Pakistan expecting `tough resistance` in Waziristan
Islamabad: The Pakistani army expects Taliban and al-Qaida fighters in the South Waziristan tribal region to put up "tough resistance" against a military offensive, the army`s chief spokesman said.
Maj. Gen. Athar Abbas also confirmed earlier reports that the military has completed preparations for what could be one of the most important operations against militants in Pakistan since 2001. South Waziristan is considered al-Qaida and the Taliban`s major stronghold in the lawless northwest region bordering Afghanistan.
Abbas did not give a start date, but the way he referred to the operation suggested a decision had been made to launch one.
"God willing, peace will again be restored in the area through a successful operation," he told the ARY news channel in an interview that aired Tuesday and Wednesday.
Abbas did not say what kind of operation may be in the works — a limited one relying mostly on air power or a fully fledged offensive with thousands of ground troops aimed at clearing, then holding the whole region. The army abandoned early offensives and signed peace deals with militants in Waziristan after they put up a fierce fight.
Moving forcefully into South Waziristan is likely to gain praise from the United States. U.S. officials have long pressed Pakistan to eliminate safe havens on its soil used by militants to plan attacks on American and NATO forces in Afghanistan.
An operation in South Waziristan will face steep challenges, ranging from harsh terrain to well dug-in militants.
Pakistan`s military said months ago it was planning an operation aimed at eliminating Baitullah Mehsud, the Pakistani Taliban chief, in South Waziristan. But the U.S. killed Mehsud in a missile strike in August, and since then, there have been lingering questions over whether Pakistan would try to dismantle the rest of his network there.
Analysts say 10,000 well-armed militants, including foreign fighters, are in the region.

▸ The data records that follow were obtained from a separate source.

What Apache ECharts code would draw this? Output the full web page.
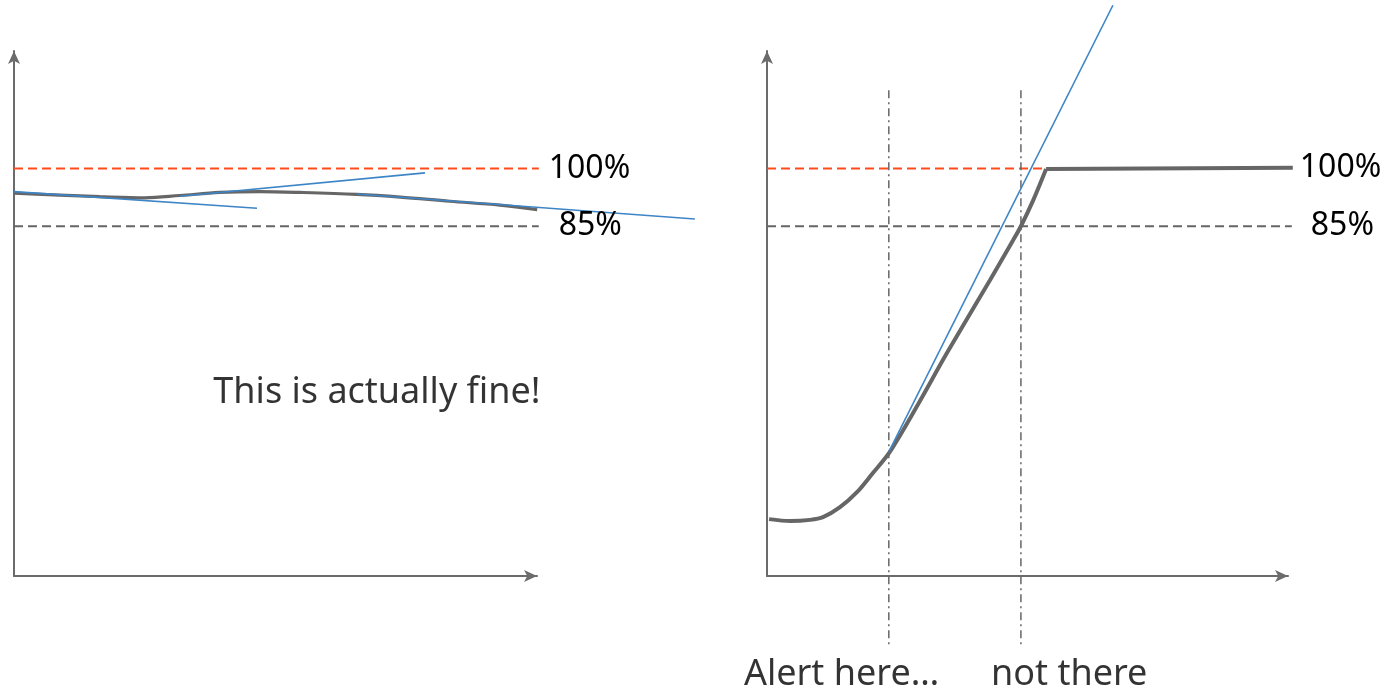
<!DOCTYPE html>
<html>
<head>
<meta charset="utf-8">
<script src="https://cdn.jsdelivr.net/npm/echarts@6/dist/echarts.min.js"></script>
<style>
html,body{margin:0;padding:0;background:#fff;}
#chart{width:1386px;height:692px;}
</style>
</head>
<body>
<div id="chart"></div>
<script>
// ---- data (x: time units per panel, y: percent of limit) ----
const limitHigh = 100;
const limitLow = 85;
const highLabel = '100%';
const lowLabel = '85%';

// left panel: usage stays flat
const leftUsage = [[0,93.6],[8.9,93.1],[16.6,92.7],[25.3,92.4],[32.1,93.0],[39.8,93.8],[47.6,94.0],[55.3,93.8],[66.3,93.3],[74.7,92.6],[84.3,91.5],[94.0,90.5],[101.2,89.3]];
const leftTrendA = [[0,94.0],[47.0,89.7]];
const leftTrendB = [[32.1,92.8],[79.5,98.9]];
const leftTrendC = [[66.3,93.4],[131.7,86.9]];
const leftLimitEnd = 101.5;
const leftNote = 'This is actually fine!';
const leftNotePos = [70.2, 41.6];

// right panel: usage ramps up and saturates
const rightUsage = [[0.4,8.8],[4.5,8.3],[8.4,8.6],[10.9,9.3],[14.2,11.9],[17.5,15.8],[20.6,20.8],[23.9,26.3],[29.4,38.7],[35.0,52.0],[43.4,71.0],[47.9,81.4],[49.4,85.0],[51.8,91.8],[54.3,99.9]];
const rightPlateau = [[54.3,99.9],[102.3,100.2]];
const rightTrend = [[23.7,26.3],[67.3,142.5]];
const rightHighEnd = 54.1;
const rightLowEnd = 102.1;
const alertTimes = [23.7, 49.4];
const alertSpan = [120.4, -24.0];
const alertNotes = ['Alert here…', 'not there'];
const alertNotePos = [[14.5, -31.8], [58.8, -31.8]];

// value ranges of the plotting areas
const yRange = [-6, 130.6];
const leftXRange = [0, 135.4];
const rightXRange = [0, 105.06];

// ---- styles ----
const FONT = '"Noto Sans", "Open Sans", sans-serif';
const AXIS = '#6b6b6b';
const GRAY = '#666666';
const RED = '#ff4a1c';
const BLUE = '#3d85c6';

function hiddenAxis(gi, range){
  return {type:'value', gridIndex:gi, min:range[0], max:range[1], show:false,
    axisLine:{show:false}, axisTick:{show:false}, axisLabel:{show:false}, splitLine:{show:false}};
}
function arrowAxis(gi){
  return {type:'value', gridIndex:gi, min:0, max:1,
    axisLine:{show:true, onZero:false, symbol:['none','arrow'], symbolSize:[9,13], lineStyle:{color:AXIS, width:2}},
    axisTick:{show:false}, axisLabel:{show:false}, splitLine:{show:false}};
}
function line(gi, data, color, width, type, extra){
  return Object.assign({type:'line', xAxisIndex:gi, yAxisIndex:gi, data:data, symbol:'none', clip:false, silent:true,
    lineStyle:{color:color, width:width, type:type||'solid'}}, extra||{});
}
function endLbl(text, dist){
  return {endLabel:{show:true, formatter:text, distance:dist, fontSize:32, color:'#000', fontFamily:FONT}};
}
function note(gi, pos, text){
  return {type:'scatter', xAxisIndex:gi, yAxisIndex:gi, data:[pos], symbolSize:1, silent:true, clip:false,
    itemStyle:{color:'rgba(0,0,0,0)'},
    label:{show:true, position:'inside', formatter:text, fontSize:36, color:'#000', fontFamily:FONT}};
}

const series = [
  // left
  line(0, [[0,limitHigh],[leftLimitEnd,limitHigh]], RED, 2, [9,5], endLbl(highLabel, 10)),
  line(0, [[0,limitLow],[leftLimitEnd,limitLow]], GRAY, 2, [9,5], endLbl(lowLabel, 20)),
  line(0, leftUsage, GRAY, 3.2, 'solid', {smooth:0.35}),
  line(0, leftTrendA, BLUE, 1.6),
  line(0, leftTrendB, BLUE, 1.6),
  line(0, leftTrendC, BLUE, 1.6),
  note(0, leftNotePos, leftNote),
  // right
  line(1, [[0,limitHigh],[rightHighEnd,limitHigh]], RED, 2, [9,5]),
  line(1, [[0,limitLow],[rightLowEnd,limitLow]], GRAY, 2, [9,5], endLbl(lowLabel, 19)),
  line(1, [[alertTimes[0],alertSpan[0]],[alertTimes[0],alertSpan[1]]], GRAY, 1.5, [8,4,2,4]),
  line(1, [[alertTimes[1],alertSpan[0]],[alertTimes[1],alertSpan[1]]], GRAY, 1.5, [8,4,2,4]),
  line(1, rightUsage, GRAY, 4, 'solid', {smooth:0.3}),
  line(1, rightPlateau, GRAY, 4, 'solid', endLbl(highLabel, 7)),
  line(1, rightTrend, BLUE, 1.6),
  note(1, alertNotePos[0], alertNotes[0]),
  note(1, alertNotePos[1], alertNotes[1])
];

const chart = echarts.init(document.getElementById('chart'), null, {renderer:'canvas'});
chart.setOption({
  animation:false,
  backgroundColor:'#fff',
  grid:[
    {left:14, top:51, width:700, height:525},   // left plotting area
    {left:767, top:51, width:540, height:525},  // right plotting area
    {left:14, top:51, width:523, height:525},   // left axes
    {left:767, top:51, width:521, height:525}   // right axes
  ],
  xAxis:[hiddenAxis(0, leftXRange), hiddenAxis(1, rightXRange), arrowAxis(2), arrowAxis(3)],
  yAxis:[hiddenAxis(0, yRange), hiddenAxis(1, yRange), arrowAxis(2), arrowAxis(3)],
  series:series
});
</script>
</body>
</html>
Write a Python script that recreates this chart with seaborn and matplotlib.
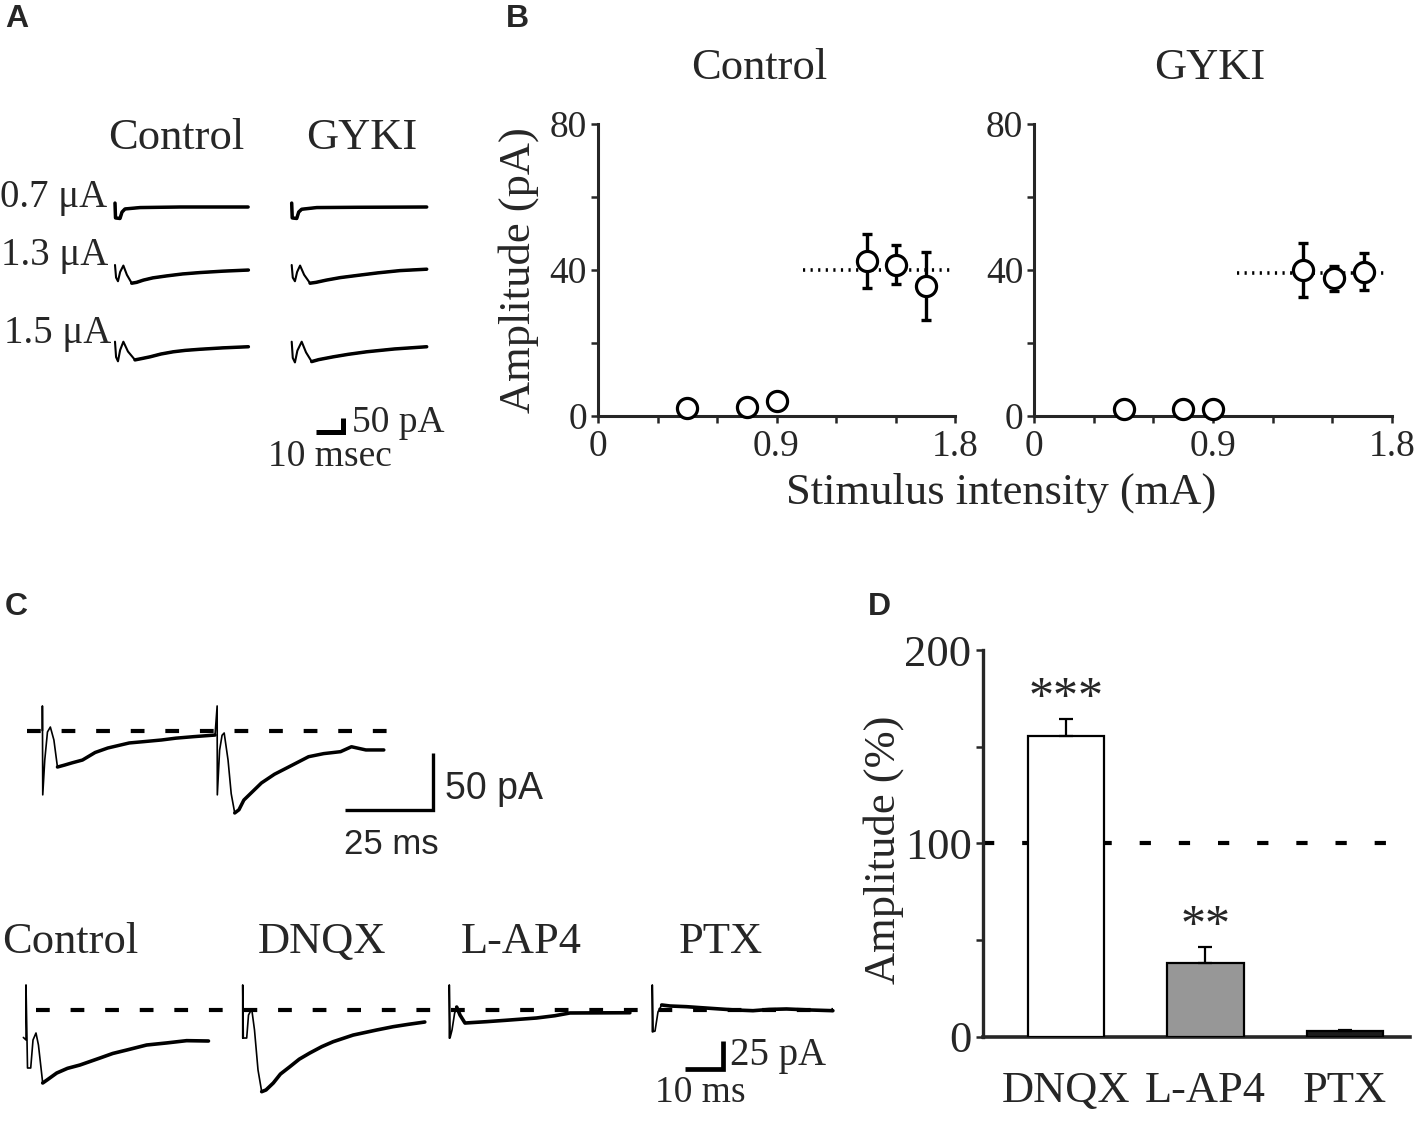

Abbas said the army had already tried to weaken the militants by surrounding them, blocking roads and targeting them through air strikes. The point was to weaken the militants before launching a full-scale offensive against them.
"As we all know, this group and this organization has fighters and they will offer a tough resistance in this area," Abbas said.
On Tuesday, the Pakistani Taliban claimed responsibility for a suicide bombing at the World Food Program headquarters in Islamabad that killed five people. The attack Monday prompted the U.N. to temporarily shut all its offices across the country.
The United States and other Western nations have been heartened by the army`s recent offensive against the Taliban in the Swat Valley, but questions remain over the country`s overall commitment to the fight against militants it once nurtured for proxy wars in India and Afghanistan.